Work to complete> What follows is a set of entries. Give them again exactly, without the pictures.

Material>
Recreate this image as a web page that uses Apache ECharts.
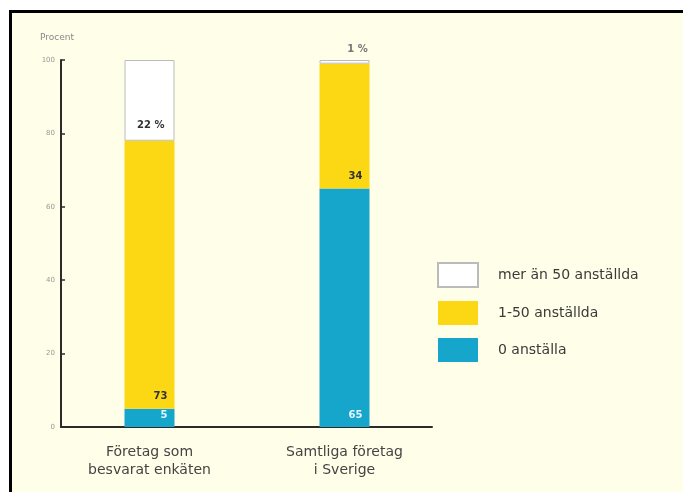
<!DOCTYPE html>
<html>
<head>
<meta charset="utf-8">
<script src="https://cdn.jsdelivr.net/npm/echarts@6/dist/echarts.min.js"></script>
<style>
  html, body { margin: 0; padding: 0; background: #ffffff; }
  #chart { width: 683px; height: 492px; }
</style>
</head>
<body>
<div id="chart"></div>
<script>
// Company size shares, percent of companies
const categories = ['Företag som\nbesvarat enkäten', 'Samtliga företag\ni Sverige'];
const zeroEmployees = [5, 65];
const smallCompanies = [73, 34];
const largeCompanies = [22, 1];
const seriesNames = ['mer än 50 anställda', '1-50 anställda', '0 anställa'];
const yTicks = [0, 20, 40, 60, 80, 100];

const cream = '#fffee8';
const yellow = '#fcd814';
const blue = '#16a6cc';
const ink = '#2b2b2b';
const font = 'DejaVu Sans';

const chart = echarts.init(document.getElementById('chart'), null, { renderer: 'canvas' });

const labelFont = { fontFamily: font, fontSize: 10, fontWeight: 'bold' };

chart.setOption({
  backgroundColor: '#ffffff',
  animation: false,
  graphic: [
    { type: 'rect', z: -10, shape: { x: 9, y: 10, width: 683, height: 492 }, style: { fill: cream } },
    { type: 'rect', z: -9, shape: { x: 9, y: 10, width: 683, height: 3 }, style: { fill: '#000' } },
    { type: 'rect', z: -9, shape: { x: 9, y: 10, width: 3, height: 492 }, style: { fill: '#000' } },
    { type: 'text', left: 40, top: 33, style: { text: 'Procent', fontFamily: font, fontSize: 9, fill: '#888' } }
  ],
  legend: {
    orient: 'vertical',
    left: 432,
    top: 257,
    padding: 5,
    itemWidth: 40,
    itemHeight: 24,
    itemGap: 13,
    data: seriesNames,
    icon: 'rect',
    textStyle: { fontFamily: font, fontSize: 14, color: '#3a3a3a', padding: [0, 0, 0, 15] },
    selectedMode: false
  },
  grid: [
    // bars
    { left: 52, top: 60, width: 390, height: 367, containLabel: false },
    // visible axes frame
    { left: 61, top: 60, width: 371, height: 367, containLabel: false }
  ],
  xAxis: [
    {
      type: 'category', gridIndex: 0, data: categories,
      axisLine: { show: false }, axisTick: { show: false },
      axisLabel: { color: '#444', fontFamily: font, fontSize: 14, lineHeight: 18, margin: 16 }
    },
    {
      type: 'value', gridIndex: 1, min: 0, max: 1,
      axisLine: { show: true, lineStyle: { color: ink, width: 2 } },
      axisTick: { show: false }, axisLabel: { show: false }, splitLine: { show: false }
    }
  ],
  yAxis: [
    {
      type: 'value', gridIndex: 0, min: 0, max: 100, interval: 20,
      axisLine: { show: false }, axisTick: { show: false }, axisLabel: { show: false }, splitLine: { show: false }
    },
    {
      type: 'value', gridIndex: 1, min: 0, max: 100, interval: 20,
      axisLine: { show: true, lineStyle: { color: ink, width: 2 } },
      axisTick: { show: true, inside: true, length: 4, lineStyle: { color: ink, width: 1.5 } },
      axisLabel: {
        color: '#999', fontFamily: font, fontSize: 7, margin: 6,
        formatter: v => (yTicks.includes(v) ? String(v) : '')
      },
      splitLine: { show: false }
    }
  ],
  series: [
    {
      name: seriesNames[2], type: 'bar', stack: 's', barWidth: 50,
      xAxisIndex: 0, yAxisIndex: 0,
      data: zeroEmployees,
      itemStyle: { color: blue },
      label: { show: true, position: 'insideBottomRight', distance: 7, color: '#e3f6ff', ...labelFont }
    },
    {
      name: seriesNames[1], type: 'bar', stack: 's', barWidth: 50,
      xAxisIndex: 0, yAxisIndex: 0,
      data: smallCompanies,
      itemStyle: { color: yellow },
      label: { show: true, position: 'insideBottomRight', distance: 7, color: '#333', ...labelFont }
    },
    {
      name: seriesNames[0], type: 'bar', stack: 's', barWidth: 50,
      xAxisIndex: 0, yAxisIndex: 0,
      data: largeCompanies.map((v, i) => ({
        value: v,
        label: i === 0
          ? { position: 'insideBottomRight', distance: 10 }
          : { position: 'top', offset: [13, -1], color: '#777' }
      })),
      itemStyle: { color: '#ffffff', borderColor: '#bbbbbb', borderWidth: 1 },
      label: { show: true, color: '#333', formatter: '{c} %', ...labelFont }
    }
  ]
});
</script>
</body>
</html>
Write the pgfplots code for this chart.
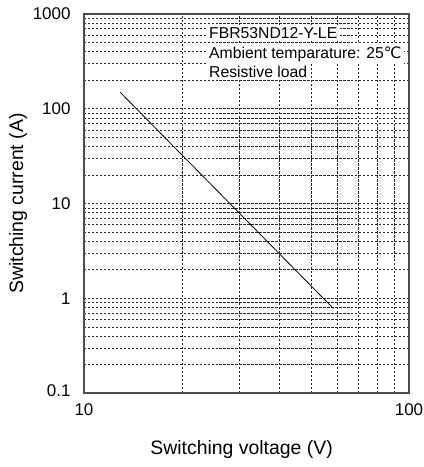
\documentclass[border=0pt]{standalone}
\usepackage{pgfplots}
\pgfplotsset{compat=1.18}
\usepackage{fontspec}
\setmainfont{Liberation Sans}
\newfontfamily\dejavu{DejaVu Sans}
\newcommand{\tl}{\fontsize{17}{20}\selectfont}
\newcommand{\bt}{\fontsize{15.8}{18}\selectfont}
\begin{document}
\begin{tikzpicture}
\begin{axis}[
  name=ax,
  scale only axis,
  width=325bp, height=379bp,
  xmode=log, ymode=log,
  xmin=10, xmax=100, ymin=0.1, ymax=1000,
  xtick={10,100}, xticklabels={{\tl 10},{\tl 100}},
  ytick={0.1,1,10,100,1000}, yticklabels={{\tl\raisebox{5bp}{0.1}},{\tl 1},{\tl 10},{\tl 100},{\tl 1000}},
  major tick length=0pt, minor tick length=0pt,
  grid=both,
  major grid style={black!85, line width=0.5pt, dash pattern=on 2.5pt off 1.5pt},
  minor grid style={black!85, line width=0.5pt, dash pattern=on 2.5pt off 1.5pt},
  axis line style={black!70, line width=1.3pt},
  xticklabel style={yshift=-7bp},
  yticklabel style={xshift=-10bp},
  xlabel={Switching voltage (V)},
  ylabel={Switching current (A)},
  xlabel style={font=\fontsize{19.5}{23}\selectfont, at={(axis description cs:0.485,-0.150)}, anchor=center},
  ylabel style={font=\fontsize{19.5}{23}\selectfont, at={(axis description cs:-0.203,0.5)}, anchor=center, rotate=0},
  clip=false,
]
\addplot[black, line width=0.8pt] coordinates {(12.9,150) (58.5,0.78)};
\node[fill=white, anchor=west, inner sep=2.5bp]
  at (rel axis cs:0.377,0.950) {\bt FBR53ND12-Y-LE};
\node[fill=white, anchor=west, inner sep=2.5bp]
  at (rel axis cs:0.377,0.894) {\bt Ambient temparature: 25{\dejavu ℃}};
\node[fill=white, anchor=west, inner sep=2.5bp]
  at (rel axis cs:0.377,0.847) {\bt Resistive load};
\end{axis}
\pgfresetboundingbox
\path ([xshift=-84bp,yshift=-74bp]ax.south west) rectangle ([xshift=15bp,yshift=14bp]ax.north east);
\end{tikzpicture}
\end{document}
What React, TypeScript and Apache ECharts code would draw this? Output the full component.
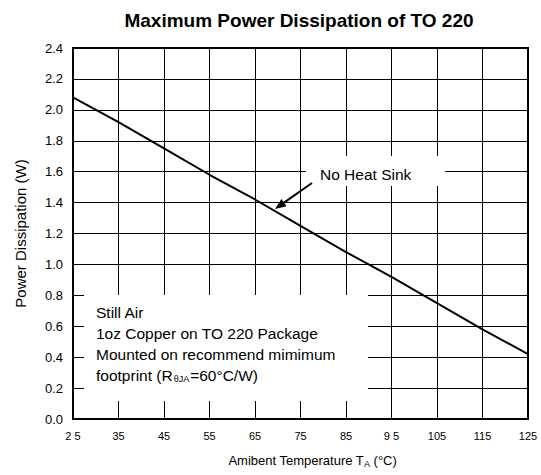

Correct response>
Recreate this image as a web page that uses Apache ECharts.
<!DOCTYPE html>
<html>
<head>
<meta charset="utf-8">
<script src="https://cdn.jsdelivr.net/npm/echarts@6/dist/echarts.min.js"></script>
<style>
  html, body { margin: 0; padding: 0; background: #ffffff; }
  #chart { width: 683px; height: 492px; }
</style>
</head>
<body>
<div id="chart"></div>
<script>
// Company size shares, percent of companies
const categories = ['Företag som\nbesvarat enkäten', 'Samtliga företag\ni Sverige'];
const zeroEmployees = [5, 65];
const smallCompanies = [73, 34];
const largeCompanies = [22, 1];
const seriesNames = ['mer än 50 anställda', '1-50 anställda', '0 anställa'];
const yTicks = [0, 20, 40, 60, 80, 100];

const cream = '#fffee8';
const yellow = '#fcd814';
const blue = '#16a6cc';
const ink = '#2b2b2b';
const font = 'DejaVu Sans';

const chart = echarts.init(document.getElementById('chart'), null, { renderer: 'canvas' });

const labelFont = { fontFamily: font, fontSize: 10, fontWeight: 'bold' };

chart.setOption({
  backgroundColor: '#ffffff',
  animation: false,
  graphic: [
    { type: 'rect', z: -10, shape: { x: 9, y: 10, width: 683, height: 492 }, style: { fill: cream } },
    { type: 'rect', z: -9, shape: { x: 9, y: 10, width: 683, height: 3 }, style: { fill: '#000' } },
    { type: 'rect', z: -9, shape: { x: 9, y: 10, width: 3, height: 492 }, style: { fill: '#000' } },
    { type: 'text', left: 40, top: 33, style: { text: 'Procent', fontFamily: font, fontSize: 9, fill: '#888' } }
  ],
  legend: {
    orient: 'vertical',
    left: 432,
    top: 257,
    padding: 5,
    itemWidth: 40,
    itemHeight: 24,
    itemGap: 13,
    data: seriesNames,
    icon: 'rect',
    textStyle: { fontFamily: font, fontSize: 14, color: '#3a3a3a', padding: [0, 0, 0, 15] },
    selectedMode: false
  },
  grid: [
    // bars
    { left: 52, top: 60, width: 390, height: 367, containLabel: false },
    // visible axes frame
    { left: 61, top: 60, width: 371, height: 367, containLabel: false }
  ],
  xAxis: [
    {
      type: 'category', gridIndex: 0, data: categories,
      axisLine: { show: false }, axisTick: { show: false },
      axisLabel: { color: '#444', fontFamily: font, fontSize: 14, lineHeight: 18, margin: 16 }
    },
    {
      type: 'value', gridIndex: 1, min: 0, max: 1,
      axisLine: { show: true, lineStyle: { color: ink, width: 2 } },
      axisTick: { show: false }, axisLabel: { show: false }, splitLine: { show: false }
    }
  ],
  yAxis: [
    {
      type: 'value', gridIndex: 0, min: 0, max: 100, interval: 20,
      axisLine: { show: false }, axisTick: { show: false }, axisLabel: { show: false }, splitLine: { show: false }
    },
    {
      type: 'value', gridIndex: 1, min: 0, max: 100, interval: 20,
      axisLine: { show: true, lineStyle: { color: ink, width: 2 } },
      axisTick: { show: true, inside: true, length: 4, lineStyle: { color: ink, width: 1.5 } },
      axisLabel: {
        color: '#999', fontFamily: font, fontSize: 7, margin: 6,
        formatter: v => (yTicks.includes(v) ? String(v) : '')
      },
      splitLine: { show: false }
    }
  ],
  series: [
    {
      name: seriesNames[2], type: 'bar', stack: 's', barWidth: 50,
      xAxisIndex: 0, yAxisIndex: 0,
      data: zeroEmployees,
      itemStyle: { color: blue },
      label: { show: true, position: 'insideBottomRight', distance: 7, color: '#e3f6ff', ...labelFont }
    },
    {
      name: seriesNames[1], type: 'bar', stack: 's', barWidth: 50,
      xAxisIndex: 0, yAxisIndex: 0,
      data: smallCompanies,
      itemStyle: { color: yellow },
      label: { show: true, position: 'insideBottomRight', distance: 7, color: '#333', ...labelFont }
    },
    {
      name: seriesNames[0], type: 'bar', stack: 's', barWidth: 50,
      xAxisIndex: 0, yAxisIndex: 0,
      data: largeCompanies.map((v, i) => ({
        value: v,
        label: i === 0
          ? { position: 'insideBottomRight', distance: 10 }
          : { position: 'top', offset: [13, -1], color: '#777' }
      })),
      itemStyle: { color: '#ffffff', borderColor: '#bbbbbb', borderWidth: 1 },
      label: { show: true, color: '#333', formatter: '{c} %', ...labelFont }
    }
  ]
});
</script>
</body>
</html>
Write the pgfplots code for this chart.
\documentclass[border=0pt]{standalone}
\usepackage{pgfplots}
\pgfplotsset{compat=1.18}
\usepackage{fontspec}
\setmainfont{Liberation Sans}
\newfontfamily\dejavu{DejaVu Sans}
\newcommand{\tl}{\fontsize{17}{20}\selectfont}
\newcommand{\bt}{\fontsize{15.8}{18}\selectfont}
\begin{document}
\begin{tikzpicture}
\begin{axis}[
  name=ax,
  scale only axis,
  width=325bp, height=379bp,
  xmode=log, ymode=log,
  xmin=10, xmax=100, ymin=0.1, ymax=1000,
  xtick={10,100}, xticklabels={{\tl 10},{\tl 100}},
  ytick={0.1,1,10,100,1000}, yticklabels={{\tl\raisebox{5bp}{0.1}},{\tl 1},{\tl 10},{\tl 100},{\tl 1000}},
  major tick length=0pt, minor tick length=0pt,
  grid=both,
  major grid style={black!85, line width=0.5pt, dash pattern=on 2.5pt off 1.5pt},
  minor grid style={black!85, line width=0.5pt, dash pattern=on 2.5pt off 1.5pt},
  axis line style={black!70, line width=1.3pt},
  xticklabel style={yshift=-7bp},
  yticklabel style={xshift=-10bp},
  xlabel={Switching voltage (V)},
  ylabel={Switching current (A)},
  xlabel style={font=\fontsize{19.5}{23}\selectfont, at={(axis description cs:0.485,-0.150)}, anchor=center},
  ylabel style={font=\fontsize{19.5}{23}\selectfont, at={(axis description cs:-0.203,0.5)}, anchor=center, rotate=0},
  clip=false,
]
\addplot[black, line width=0.8pt] coordinates {(12.9,150) (58.5,0.78)};
\node[fill=white, anchor=west, inner sep=2.5bp]
  at (rel axis cs:0.377,0.950) {\bt FBR53ND12-Y-LE};
\node[fill=white, anchor=west, inner sep=2.5bp]
  at (rel axis cs:0.377,0.894) {\bt Ambient temparature: 25{\dejavu ℃}};
\node[fill=white, anchor=west, inner sep=2.5bp]
  at (rel axis cs:0.377,0.847) {\bt Resistive load};
\end{axis}
\pgfresetboundingbox
\path ([xshift=-84bp,yshift=-74bp]ax.south west) rectangle ([xshift=15bp,yshift=14bp]ax.north east);
\end{tikzpicture}
\end{document}
What React, TypeScript and Apache ECharts code would draw this? Output the full component.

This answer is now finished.